⟨

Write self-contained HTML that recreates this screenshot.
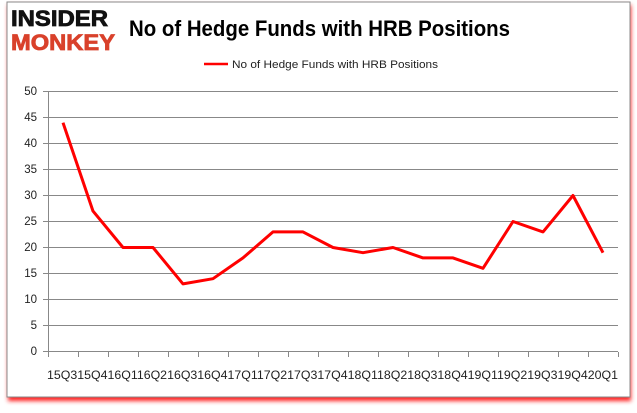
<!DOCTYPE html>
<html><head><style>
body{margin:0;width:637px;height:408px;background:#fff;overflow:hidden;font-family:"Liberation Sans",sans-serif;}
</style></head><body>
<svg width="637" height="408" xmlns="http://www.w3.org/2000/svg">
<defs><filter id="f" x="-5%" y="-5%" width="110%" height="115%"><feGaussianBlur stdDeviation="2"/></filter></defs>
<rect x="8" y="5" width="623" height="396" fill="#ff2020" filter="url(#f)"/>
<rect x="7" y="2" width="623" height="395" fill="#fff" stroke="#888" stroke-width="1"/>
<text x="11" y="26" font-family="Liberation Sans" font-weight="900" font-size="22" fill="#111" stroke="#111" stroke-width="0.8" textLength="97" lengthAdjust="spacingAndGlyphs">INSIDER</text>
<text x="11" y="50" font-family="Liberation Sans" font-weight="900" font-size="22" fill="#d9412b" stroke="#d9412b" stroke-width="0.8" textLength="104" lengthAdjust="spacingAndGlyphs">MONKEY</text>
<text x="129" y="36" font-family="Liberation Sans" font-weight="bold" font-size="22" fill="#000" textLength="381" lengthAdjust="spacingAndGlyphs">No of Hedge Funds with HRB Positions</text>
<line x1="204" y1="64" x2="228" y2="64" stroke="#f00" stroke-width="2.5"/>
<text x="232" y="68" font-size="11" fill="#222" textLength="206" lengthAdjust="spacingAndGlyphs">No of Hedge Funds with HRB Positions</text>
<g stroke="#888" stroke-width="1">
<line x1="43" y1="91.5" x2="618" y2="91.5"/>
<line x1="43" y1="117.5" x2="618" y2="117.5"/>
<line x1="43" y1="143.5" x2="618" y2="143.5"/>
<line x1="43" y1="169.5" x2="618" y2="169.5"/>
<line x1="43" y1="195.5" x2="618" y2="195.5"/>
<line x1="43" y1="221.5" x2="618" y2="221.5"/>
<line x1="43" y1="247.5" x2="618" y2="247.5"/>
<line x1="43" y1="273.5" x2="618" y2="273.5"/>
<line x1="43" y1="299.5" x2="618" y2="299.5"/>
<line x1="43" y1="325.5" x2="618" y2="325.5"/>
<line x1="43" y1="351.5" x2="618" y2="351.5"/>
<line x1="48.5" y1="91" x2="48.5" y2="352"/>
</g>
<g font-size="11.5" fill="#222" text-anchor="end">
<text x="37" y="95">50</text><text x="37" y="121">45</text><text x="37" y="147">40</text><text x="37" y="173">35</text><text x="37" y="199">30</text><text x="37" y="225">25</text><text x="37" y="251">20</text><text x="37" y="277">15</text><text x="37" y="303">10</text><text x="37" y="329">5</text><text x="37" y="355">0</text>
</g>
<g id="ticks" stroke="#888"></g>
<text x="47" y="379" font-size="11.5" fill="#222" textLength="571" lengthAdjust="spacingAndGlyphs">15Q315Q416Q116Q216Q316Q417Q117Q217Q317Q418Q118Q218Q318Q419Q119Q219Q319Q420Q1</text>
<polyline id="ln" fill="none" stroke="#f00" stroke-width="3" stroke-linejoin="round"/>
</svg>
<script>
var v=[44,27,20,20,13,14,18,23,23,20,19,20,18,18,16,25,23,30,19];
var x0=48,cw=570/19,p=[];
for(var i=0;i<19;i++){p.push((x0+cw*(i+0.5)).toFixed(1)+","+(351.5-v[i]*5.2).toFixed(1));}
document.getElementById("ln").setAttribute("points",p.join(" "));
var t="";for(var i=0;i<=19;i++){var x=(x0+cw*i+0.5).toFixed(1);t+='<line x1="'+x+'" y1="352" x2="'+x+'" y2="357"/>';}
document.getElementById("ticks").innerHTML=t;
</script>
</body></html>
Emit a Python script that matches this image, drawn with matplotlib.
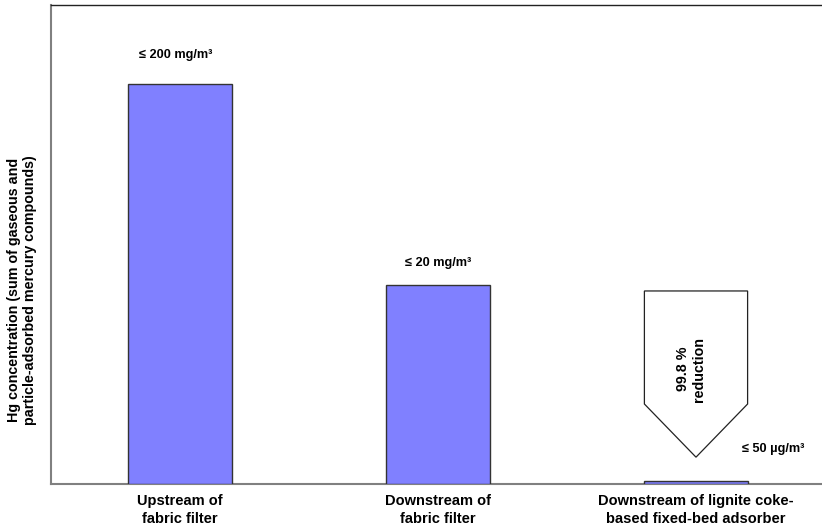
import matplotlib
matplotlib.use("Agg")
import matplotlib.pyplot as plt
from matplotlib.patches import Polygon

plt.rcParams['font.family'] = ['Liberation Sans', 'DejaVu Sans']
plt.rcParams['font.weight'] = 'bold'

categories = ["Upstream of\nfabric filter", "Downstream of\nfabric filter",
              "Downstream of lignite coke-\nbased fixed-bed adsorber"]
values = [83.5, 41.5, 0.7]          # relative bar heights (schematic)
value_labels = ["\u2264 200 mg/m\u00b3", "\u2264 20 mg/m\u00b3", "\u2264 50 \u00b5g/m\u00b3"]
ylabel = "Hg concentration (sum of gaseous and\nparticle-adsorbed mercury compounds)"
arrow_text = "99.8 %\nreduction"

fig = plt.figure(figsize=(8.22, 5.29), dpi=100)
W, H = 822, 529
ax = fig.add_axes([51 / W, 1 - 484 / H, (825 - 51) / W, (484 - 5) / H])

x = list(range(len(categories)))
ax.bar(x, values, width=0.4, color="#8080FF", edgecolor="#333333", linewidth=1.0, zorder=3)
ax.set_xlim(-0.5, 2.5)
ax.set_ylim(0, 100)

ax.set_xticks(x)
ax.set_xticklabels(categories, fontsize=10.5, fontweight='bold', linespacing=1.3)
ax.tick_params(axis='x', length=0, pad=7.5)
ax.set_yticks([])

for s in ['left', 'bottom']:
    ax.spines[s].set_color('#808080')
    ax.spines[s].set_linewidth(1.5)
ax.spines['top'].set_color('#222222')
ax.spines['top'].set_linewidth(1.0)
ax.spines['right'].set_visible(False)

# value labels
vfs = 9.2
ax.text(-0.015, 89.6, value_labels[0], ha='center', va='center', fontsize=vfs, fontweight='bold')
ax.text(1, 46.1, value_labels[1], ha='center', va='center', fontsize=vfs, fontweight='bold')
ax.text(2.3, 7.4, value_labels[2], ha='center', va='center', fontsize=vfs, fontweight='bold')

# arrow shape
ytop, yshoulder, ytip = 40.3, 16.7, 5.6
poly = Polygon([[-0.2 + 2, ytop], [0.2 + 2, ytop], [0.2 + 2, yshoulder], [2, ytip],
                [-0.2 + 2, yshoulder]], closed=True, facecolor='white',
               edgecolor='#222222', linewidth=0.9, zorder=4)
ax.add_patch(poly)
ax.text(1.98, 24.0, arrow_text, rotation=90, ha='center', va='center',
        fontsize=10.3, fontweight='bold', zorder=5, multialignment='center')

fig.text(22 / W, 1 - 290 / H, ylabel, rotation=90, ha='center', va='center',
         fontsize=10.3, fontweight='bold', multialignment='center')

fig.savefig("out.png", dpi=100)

⟩

**Set task**
Each entry gets copied exactly; the pictures stay out.

**Response below**
Write self-contained HTML that recreates this screenshot.
<!DOCTYPE html>
<html><head><style>
body{margin:0;width:637px;height:408px;background:#fff;overflow:hidden;font-family:"Liberation Sans",sans-serif;}
</style></head><body>
<svg width="637" height="408" xmlns="http://www.w3.org/2000/svg">
<defs><filter id="f" x="-5%" y="-5%" width="110%" height="115%"><feGaussianBlur stdDeviation="2"/></filter></defs>
<rect x="8" y="5" width="623" height="396" fill="#ff2020" filter="url(#f)"/>
<rect x="7" y="2" width="623" height="395" fill="#fff" stroke="#888" stroke-width="1"/>
<text x="11" y="26" font-family="Liberation Sans" font-weight="900" font-size="22" fill="#111" stroke="#111" stroke-width="0.8" textLength="97" lengthAdjust="spacingAndGlyphs">INSIDER</text>
<text x="11" y="50" font-family="Liberation Sans" font-weight="900" font-size="22" fill="#d9412b" stroke="#d9412b" stroke-width="0.8" textLength="104" lengthAdjust="spacingAndGlyphs">MONKEY</text>
<text x="129" y="36" font-family="Liberation Sans" font-weight="bold" font-size="22" fill="#000" textLength="381" lengthAdjust="spacingAndGlyphs">No of Hedge Funds with HRB Positions</text>
<line x1="204" y1="64" x2="228" y2="64" stroke="#f00" stroke-width="2.5"/>
<text x="232" y="68" font-size="11" fill="#222" textLength="206" lengthAdjust="spacingAndGlyphs">No of Hedge Funds with HRB Positions</text>
<g stroke="#888" stroke-width="1">
<line x1="43" y1="91.5" x2="618" y2="91.5"/>
<line x1="43" y1="117.5" x2="618" y2="117.5"/>
<line x1="43" y1="143.5" x2="618" y2="143.5"/>
<line x1="43" y1="169.5" x2="618" y2="169.5"/>
<line x1="43" y1="195.5" x2="618" y2="195.5"/>
<line x1="43" y1="221.5" x2="618" y2="221.5"/>
<line x1="43" y1="247.5" x2="618" y2="247.5"/>
<line x1="43" y1="273.5" x2="618" y2="273.5"/>
<line x1="43" y1="299.5" x2="618" y2="299.5"/>
<line x1="43" y1="325.5" x2="618" y2="325.5"/>
<line x1="43" y1="351.5" x2="618" y2="351.5"/>
<line x1="48.5" y1="91" x2="48.5" y2="352"/>
</g>
<g font-size="11.5" fill="#222" text-anchor="end">
<text x="37" y="95">50</text><text x="37" y="121">45</text><text x="37" y="147">40</text><text x="37" y="173">35</text><text x="37" y="199">30</text><text x="37" y="225">25</text><text x="37" y="251">20</text><text x="37" y="277">15</text><text x="37" y="303">10</text><text x="37" y="329">5</text><text x="37" y="355">0</text>
</g>
<g id="ticks" stroke="#888"></g>
<text x="47" y="379" font-size="11.5" fill="#222" textLength="571" lengthAdjust="spacingAndGlyphs">15Q315Q416Q116Q216Q316Q417Q117Q217Q317Q418Q118Q218Q318Q419Q119Q219Q319Q420Q1</text>
<polyline id="ln" fill="none" stroke="#f00" stroke-width="3" stroke-linejoin="round"/>
</svg>
<script>
var v=[44,27,20,20,13,14,18,23,23,20,19,20,18,18,16,25,23,30,19];
var x0=48,cw=570/19,p=[];
for(var i=0;i<19;i++){p.push((x0+cw*(i+0.5)).toFixed(1)+","+(351.5-v[i]*5.2).toFixed(1));}
document.getElementById("ln").setAttribute("points",p.join(" "));
var t="";for(var i=0;i<=19;i++){var x=(x0+cw*i+0.5).toFixed(1);t+='<line x1="'+x+'" y1="352" x2="'+x+'" y2="357"/>';}
document.getElementById("ticks").innerHTML=t;
</script>
</body></html>
Emit a Python script that matches this image, drawn with matplotlib.
import matplotlib
matplotlib.use("Agg")
import matplotlib.pyplot as plt
from matplotlib.patches import Polygon

plt.rcParams['font.family'] = ['Liberation Sans', 'DejaVu Sans']
plt.rcParams['font.weight'] = 'bold'

categories = ["Upstream of\nfabric filter", "Downstream of\nfabric filter",
              "Downstream of lignite coke-\nbased fixed-bed adsorber"]
values = [83.5, 41.5, 0.7]          # relative bar heights (schematic)
value_labels = ["\u2264 200 mg/m\u00b3", "\u2264 20 mg/m\u00b3", "\u2264 50 \u00b5g/m\u00b3"]
ylabel = "Hg concentration (sum of gaseous and\nparticle-adsorbed mercury compounds)"
arrow_text = "99.8 %\nreduction"

fig = plt.figure(figsize=(8.22, 5.29), dpi=100)
W, H = 822, 529
ax = fig.add_axes([51 / W, 1 - 484 / H, (825 - 51) / W, (484 - 5) / H])

x = list(range(len(categories)))
ax.bar(x, values, width=0.4, color="#8080FF", edgecolor="#333333", linewidth=1.0, zorder=3)
ax.set_xlim(-0.5, 2.5)
ax.set_ylim(0, 100)

ax.set_xticks(x)
ax.set_xticklabels(categories, fontsize=10.5, fontweight='bold', linespacing=1.3)
ax.tick_params(axis='x', length=0, pad=7.5)
ax.set_yticks([])

for s in ['left', 'bottom']:
    ax.spines[s].set_color('#808080')
    ax.spines[s].set_linewidth(1.5)
ax.spines['top'].set_color('#222222')
ax.spines['top'].set_linewidth(1.0)
ax.spines['right'].set_visible(False)

# value labels
vfs = 9.2
ax.text(-0.015, 89.6, value_labels[0], ha='center', va='center', fontsize=vfs, fontweight='bold')
ax.text(1, 46.1, value_labels[1], ha='center', va='center', fontsize=vfs, fontweight='bold')
ax.text(2.3, 7.4, value_labels[2], ha='center', va='center', fontsize=vfs, fontweight='bold')

# arrow shape
ytop, yshoulder, ytip = 40.3, 16.7, 5.6
poly = Polygon([[-0.2 + 2, ytop], [0.2 + 2, ytop], [0.2 + 2, yshoulder], [2, ytip],
                [-0.2 + 2, yshoulder]], closed=True, facecolor='white',
               edgecolor='#222222', linewidth=0.9, zorder=4)
ax.add_patch(poly)
ax.text(1.98, 24.0, arrow_text, rotation=90, ha='center', va='center',
        fontsize=10.3, fontweight='bold', zorder=5, multialignment='center')

fig.text(22 / W, 1 - 290 / H, ylabel, rotation=90, ha='center', va='center',
         fontsize=10.3, fontweight='bold', multialignment='center')

fig.savefig("out.png", dpi=100)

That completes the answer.